* **WHAT IS REQUIRED**: Copy exactly, please, the lines of the data from its start through the line containing "const pairs = (ys: number[])".

* **SOURCE EXCERPT**:
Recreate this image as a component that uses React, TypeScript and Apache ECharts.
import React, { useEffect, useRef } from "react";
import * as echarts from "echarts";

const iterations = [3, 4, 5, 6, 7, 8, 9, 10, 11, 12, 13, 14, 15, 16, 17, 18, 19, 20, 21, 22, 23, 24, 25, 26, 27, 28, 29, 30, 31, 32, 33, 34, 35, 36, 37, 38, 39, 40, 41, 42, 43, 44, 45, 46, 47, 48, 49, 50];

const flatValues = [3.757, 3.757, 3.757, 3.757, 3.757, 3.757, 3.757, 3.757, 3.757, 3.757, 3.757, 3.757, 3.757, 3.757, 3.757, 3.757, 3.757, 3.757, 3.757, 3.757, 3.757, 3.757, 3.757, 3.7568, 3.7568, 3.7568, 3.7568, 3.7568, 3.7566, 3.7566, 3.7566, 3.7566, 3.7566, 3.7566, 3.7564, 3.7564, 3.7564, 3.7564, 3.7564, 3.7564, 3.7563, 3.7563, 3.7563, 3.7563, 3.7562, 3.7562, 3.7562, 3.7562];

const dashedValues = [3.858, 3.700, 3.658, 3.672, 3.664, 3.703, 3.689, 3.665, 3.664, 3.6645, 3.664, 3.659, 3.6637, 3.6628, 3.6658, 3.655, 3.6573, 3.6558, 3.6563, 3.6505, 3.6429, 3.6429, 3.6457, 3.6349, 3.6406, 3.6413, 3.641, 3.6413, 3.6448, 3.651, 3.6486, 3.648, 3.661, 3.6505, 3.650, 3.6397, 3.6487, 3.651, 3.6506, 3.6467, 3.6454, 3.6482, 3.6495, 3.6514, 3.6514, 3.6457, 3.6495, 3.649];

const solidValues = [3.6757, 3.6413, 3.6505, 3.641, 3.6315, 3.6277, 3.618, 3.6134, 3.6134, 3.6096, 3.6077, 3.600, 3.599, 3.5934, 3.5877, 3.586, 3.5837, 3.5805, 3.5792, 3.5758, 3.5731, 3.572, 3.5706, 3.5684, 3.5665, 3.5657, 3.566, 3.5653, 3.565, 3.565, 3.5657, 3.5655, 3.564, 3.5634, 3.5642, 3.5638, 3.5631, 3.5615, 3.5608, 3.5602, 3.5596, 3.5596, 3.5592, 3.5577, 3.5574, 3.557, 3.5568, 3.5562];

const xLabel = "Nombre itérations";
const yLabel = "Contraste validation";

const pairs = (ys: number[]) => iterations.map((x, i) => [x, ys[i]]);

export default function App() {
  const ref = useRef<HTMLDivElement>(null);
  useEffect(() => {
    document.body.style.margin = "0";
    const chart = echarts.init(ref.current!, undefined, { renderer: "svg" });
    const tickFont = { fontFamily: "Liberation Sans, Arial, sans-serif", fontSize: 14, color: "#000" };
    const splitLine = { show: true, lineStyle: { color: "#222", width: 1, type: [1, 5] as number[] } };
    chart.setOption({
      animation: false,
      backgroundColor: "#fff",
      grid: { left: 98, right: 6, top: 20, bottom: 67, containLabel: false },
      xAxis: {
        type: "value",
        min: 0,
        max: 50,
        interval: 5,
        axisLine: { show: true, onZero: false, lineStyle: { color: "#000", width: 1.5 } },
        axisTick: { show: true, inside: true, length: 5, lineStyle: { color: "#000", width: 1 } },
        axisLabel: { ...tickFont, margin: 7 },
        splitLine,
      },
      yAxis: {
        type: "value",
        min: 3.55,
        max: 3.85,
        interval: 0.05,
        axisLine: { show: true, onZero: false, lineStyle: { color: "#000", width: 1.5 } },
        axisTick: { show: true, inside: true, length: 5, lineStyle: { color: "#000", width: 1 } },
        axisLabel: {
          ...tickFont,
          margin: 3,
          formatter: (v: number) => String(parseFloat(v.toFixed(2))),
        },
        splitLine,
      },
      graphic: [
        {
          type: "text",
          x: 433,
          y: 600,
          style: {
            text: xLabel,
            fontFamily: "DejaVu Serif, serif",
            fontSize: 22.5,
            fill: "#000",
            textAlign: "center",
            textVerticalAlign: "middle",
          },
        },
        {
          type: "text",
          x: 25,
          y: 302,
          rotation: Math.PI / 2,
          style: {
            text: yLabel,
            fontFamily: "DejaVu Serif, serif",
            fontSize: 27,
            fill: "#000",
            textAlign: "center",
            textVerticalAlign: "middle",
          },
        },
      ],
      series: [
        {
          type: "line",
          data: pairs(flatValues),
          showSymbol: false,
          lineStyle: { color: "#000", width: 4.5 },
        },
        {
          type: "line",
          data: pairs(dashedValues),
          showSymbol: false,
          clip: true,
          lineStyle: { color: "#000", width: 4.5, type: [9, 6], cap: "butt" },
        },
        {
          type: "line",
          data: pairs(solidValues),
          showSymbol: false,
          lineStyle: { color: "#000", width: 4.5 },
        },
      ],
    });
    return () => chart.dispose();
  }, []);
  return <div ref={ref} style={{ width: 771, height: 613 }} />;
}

* **WRITTEN ANSWER**:
Recreate this image as a component that uses React, TypeScript and Apache ECharts.
import React, { useEffect, useRef } from "react";
import * as echarts from "echarts";

const iterations = [3, 4, 5, 6, 7, 8, 9, 10, 11, 12, 13, 14, 15, 16, 17, 18, 19, 20, 21, 22, 23, 24, 25, 26, 27, 28, 29, 30, 31, 32, 33, 34, 35, 36, 37, 38, 39, 40, 41, 42, 43, 44, 45, 46, 47, 48, 49, 50];

const flatValues = [3.757, 3.757, 3.757, 3.757, 3.757, 3.757, 3.757, 3.757, 3.757, 3.757, 3.757, 3.757, 3.757, 3.757, 3.757, 3.757, 3.757, 3.757, 3.757, 3.757, 3.757, 3.757, 3.757, 3.7568, 3.7568, 3.7568, 3.7568, 3.7568, 3.7566, 3.7566, 3.7566, 3.7566, 3.7566, 3.7566, 3.7564, 3.7564, 3.7564, 3.7564, 3.7564, 3.7564, 3.7563, 3.7563, 3.7563, 3.7563, 3.7562, 3.7562, 3.7562, 3.7562];

const dashedValues = [3.858, 3.700, 3.658, 3.672, 3.664, 3.703, 3.689, 3.665, 3.664, 3.6645, 3.664, 3.659, 3.6637, 3.6628, 3.6658, 3.655, 3.6573, 3.6558, 3.6563, 3.6505, 3.6429, 3.6429, 3.6457, 3.6349, 3.6406, 3.6413, 3.641, 3.6413, 3.6448, 3.651, 3.6486, 3.648, 3.661, 3.6505, 3.650, 3.6397, 3.6487, 3.651, 3.6506, 3.6467, 3.6454, 3.6482, 3.6495, 3.6514, 3.6514, 3.6457, 3.6495, 3.649];

const solidValues = [3.6757, 3.6413, 3.6505, 3.641, 3.6315, 3.6277, 3.618, 3.6134, 3.6134, 3.6096, 3.6077, 3.600, 3.599, 3.5934, 3.5877, 3.586, 3.5837, 3.5805, 3.5792, 3.5758, 3.5731, 3.572, 3.5706, 3.5684, 3.5665, 3.5657, 3.566, 3.5653, 3.565, 3.565, 3.5657, 3.5655, 3.564, 3.5634, 3.5642, 3.5638, 3.5631, 3.5615, 3.5608, 3.5602, 3.5596, 3.5596, 3.5592, 3.5577, 3.5574, 3.557, 3.5568, 3.5562];

const xLabel = "Nombre itérations";
const yLabel = "Contraste validation";

const pairs = (ys: number[]) => iterations.map((x, i) => [x, ys[i]]);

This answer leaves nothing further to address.